Sculpture, by Peles Empire; artwork for Skulptur Projekte Münster 2017

Material: Dibond, ceramic tiles, galvanized steel, Jesmonite

Peles Empire are:

Katharina Stöver * 1982 Gießen, lives in Berlin
Barbara Wolff * 1980 Fogarasch, lives in Berlin

For Skulptur Projekte, Peles Empire has erected a gable, nearly eight metres high, in the immediate vicinity of the city’s historic centre. The gable’s tiled façade shows an image of the castle’s crumbling terrace as well as the supports that keep it from collapsing. The façade is braced by poles and propped against a stepped volume, whose surface is covered with black-and-white streaks, mimicking a stone surface.
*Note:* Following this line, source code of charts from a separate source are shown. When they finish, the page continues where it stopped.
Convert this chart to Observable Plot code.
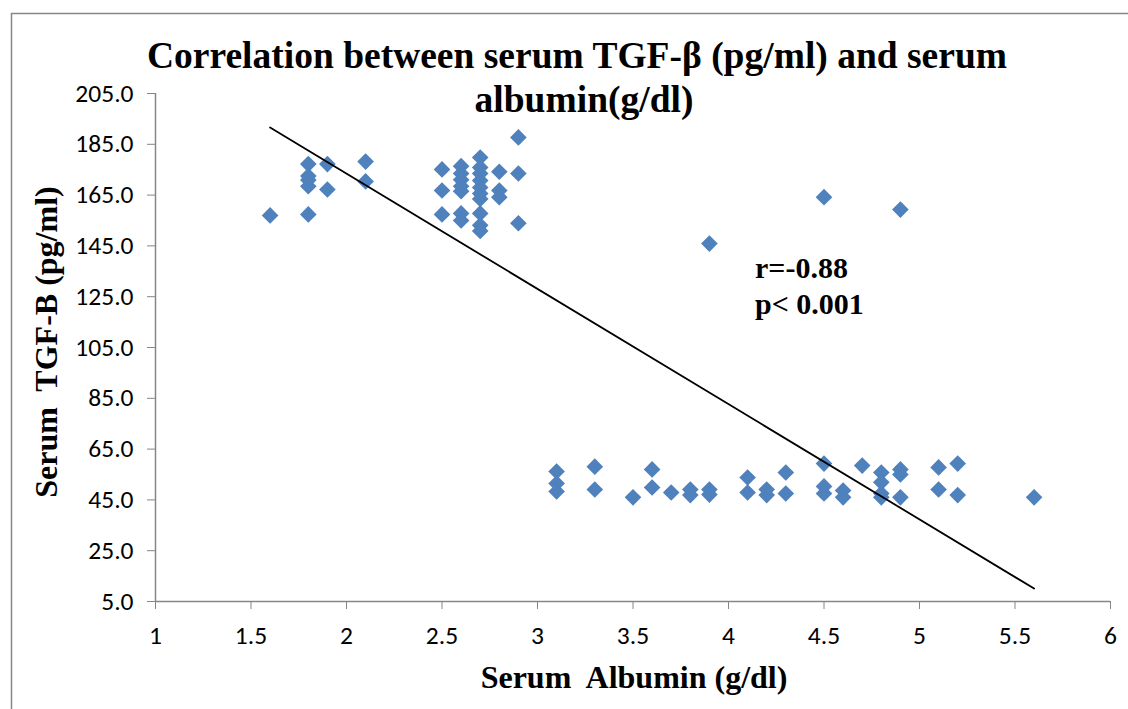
<!DOCTYPE html>
<html>
<head>
<meta charset="utf-8">
<script src="https://cdn.jsdelivr.net/npm/d3@7"></script>
<script src="https://cdn.jsdelivr.net/npm/@observablehq/plot@0.6"></script>
<style>
  html, body { margin: 0; padding: 0; background: #fff; overflow: hidden; }
  #chart { width: 1128px; height: 709px; position: relative; overflow: hidden; }
  #chart svg { overflow: hidden; }
</style>
</head>
<body>
<div id="chart"></div>
<script>
// Serum albumin (g/dl) for each patient
const albumin = [
  1.6,
  1.8, 1.8, 1.8, 1.8, 1.8,
  1.9, 1.9,
  2.1, 2.1,
  2.5, 2.5, 2.5,
  2.6, 2.6, 2.6, 2.6, 2.6, 2.6, 2.6,
  2.7, 2.7, 2.7, 2.7, 2.7, 2.7, 2.7, 2.7, 2.7, 2.7,
  2.8, 2.8, 2.8,
  2.9, 2.9, 2.9,
  3.1, 3.1, 3.1,
  3.3, 3.3,
  3.5,
  3.6, 3.6,
  3.7,
  3.8, 3.8,
  3.9, 3.9, 3.9,
  4.1, 4.1,
  4.2, 4.2,
  4.3, 4.3,
  4.5, 4.5, 4.5, 4.5,
  4.6, 4.6,
  4.7,
  4.8, 4.8, 4.8, 4.8,
  4.9, 4.9, 4.9, 4.9,
  5.1, 5.1,
  5.2, 5.2,
  5.6
];
// Serum TGF-beta (pg/ml) for each patient
const tgf = [
  157.0,
  177.2, 172.5, 170.9, 168.5, 157.4,
  177.2, 167.2,
  178.2, 170.4,
  175.1, 166.8, 157.4,
  176.4, 173.5, 171.0, 168.5, 166.5, 157.8, 155.0,
  179.8, 175.9, 173.5, 170.7, 168.0, 165.6, 163.5, 157.8, 153.1, 150.9,
  174.2, 166.8, 164.2,
  187.7, 173.5, 153.9,
  56.2, 51.5, 48.3,
  58.1, 49.1,
  46.0,
  57.0, 49.9,
  47.9,
  49.1, 46.9,
  145.9, 49.1, 47.1,
  53.8, 47.9,
  49.1, 46.9,
  55.8, 47.5,
  164.2, 59.3, 50.3, 47.5,
  48.7, 46.0,
  58.5,
  55.8, 51.9, 47.5, 46.0,
  159.3, 57.0, 55.0, 46.0,
  57.8, 49.1,
  59.3, 46.9,
  46.0
];
// Trend line end points
const trendX = [1.6, 5.6];
const trendY = [191.6, 10.1];

const xTicks = [1, 1.5, 2, 2.5, 3, 3.5, 4, 4.5, 5, 5.5, 6];
const yTicks = [5, 25, 45, 65, 85, 105, 125, 145, 165, 185, 205];

const title1 = "Correlation between serum TGF-\u03B2 (pg/ml) and serum";
const title2 = "albumin(g/dl)";
const xTitle = "Serum  Albumin (g/dl)";
const yTitle = "Serum  TGF-B (pg/ml)";
const note1 = "r=-0.88";
const note2 = "p< 0.001";

const points = albumin.map((a, i) => ({a, t: tgf[i]}));
const trend = trendX.map((x, i) => ({x, y: trendY[i]}));

const axisGray = "#868686";
const tickFont = "Carlito, Lato, 'Liberation Sans', sans-serif";
const serif = "'Liberation Serif', 'Times New Roman', serif";

const plot = Plot.plot({
  width: 1128,
  height: 709,
  marginLeft: 155,
  marginRight: 18,
  marginTop: 93,
  marginBottom: 108,
  style: {fontFamily: tickFont, fontSize: "25px", background: "#fff", color: "#000", overflow: "hidden"},
  x: {domain: [1, 6]},
  y: {domain: [5, 205]},
  marks: [
    Plot.axisY({ticks: yTicks, tickFormat: d => d.toFixed(1), tickSize: 8, tickPadding: 14,
                stroke: axisGray, fill: "#000", fontSize: 25.5, label: null}),
    Plot.axisX({ticks: xTicks, tickFormat: d => String(d), tickSize: 8, tickPadding: 16,
                stroke: axisGray, fill: "#000", fontSize: 25.5, label: null}),
    Plot.ruleX([1], {stroke: axisGray, strokeWidth: 1.5}),
    Plot.ruleY([5], {stroke: axisGray, strokeWidth: 1.5}),
    Plot.dot(points, {x: "a", y: "t", symbol: "diamond2", r: 7.5, fill: "#4F81BD", stroke: "none"}),
    Plot.line(trend, {x: "x", y: "y", stroke: "#000", strokeWidth: 1.8})
  ]
});

document.getElementById("chart").appendChild(plot);

const svg = d3.select(plot);
// outer frame (left and top edges visible)
svg.insert("rect", ":first-child")
  .attr("x", 11.5).attr("y", 13.5)
  .attr("width", 1300).attr("height", 900)
  .attr("fill", "none").attr("stroke", axisGray).attr("stroke-width", 1.5);

function addText(txt, x, y, size, anchor, rotate) {
  const t = svg.append("text")
    .attr("x", x).attr("y", y)
    .attr("text-anchor", anchor)
    .attr("font-family", serif)
    .attr("font-weight", "bold")
    .attr("font-size", size)
    .attr("fill", "#000")
    .text(txt);
  if (rotate) t.attr("transform", `rotate(-90 ${x} ${y})`);
  return t;
}
addText(title1, 577, 68, 37.5, "middle");
addText(title2, 584, 112, 37.5, "middle");
addText(xTitle, 634, 688, 32, "middle");
addText(yTitle, 57, 342, 32, "middle", true);
addText(note1, 755, 278, 30, "start");
addText(note2, 755, 314, 30, "start");
</script>
</body>
</html>
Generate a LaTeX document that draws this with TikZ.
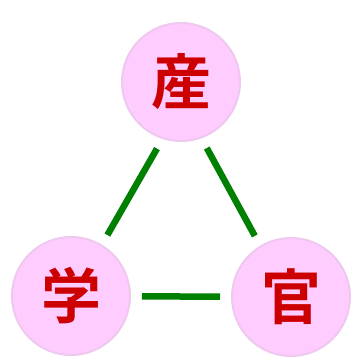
\documentclass[tikz,border=0pt]{standalone}
\usepackage{fontspec}
\newfontfamily\cjk{Noto Sans CJK JP}[BoldFont=* Bold]
\usepackage{xcolor}
\usetikzlibrary{positioning,calc}
\definecolor{ballpink}{RGB}{255,204,255}
\definecolor{ballrim}{RGB}{238,200,238}
\definecolor{kanjired}{RGB}{204,0,0}
\definecolor{linkgreen}{RGB}{0,128,0}

\begin{document}
\begin{tikzpicture}[
  x=1pt, y=-1pt,
  ball/.style={circle, fill=ballpink, draw=ballrim, line width=2pt, minimum size=118pt, inner sep=0pt, text=kanjired, font=\cjk\bfseries\fontsize{60}{60}\selectfont},
  link/.style={draw=linkgreen, line width=6.5pt, shorten >=11pt, shorten <=11pt}
]
\useasboundingbox (0,0) rectangle (356,359);
\node[ball] (san) at (181,82) {産};
\node[ball] (gaku) at (71,296) {学};
\node[ball] (kan) at (291,297) {官};
\draw[link] (san.252) -- (gaku.59);
\draw[link] (san.290) -- (kan.121);
\draw[link] (gaku) -- (kan);
\end{tikzpicture}
\end{document}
This surface visually anticipates the Jesmonite bar inside. Both are black and white and thus create the effect of a photocopy. The object, which is located in a carpark, is not just for viewing from the outside—it can also be entered. The first impression suggests some intrinsic value, but this is misleading: what looks magnificent and solid from the outside turns out to be a print pasted on a sheet of thin aluminium-based material. The size of the tiles and the stepped element behind the façade were based on the size of standard A3 paper. This and the black-and-white imagery are a clear reference to the technology of photocopying where every copy increasingly becomes an abstraction of the original.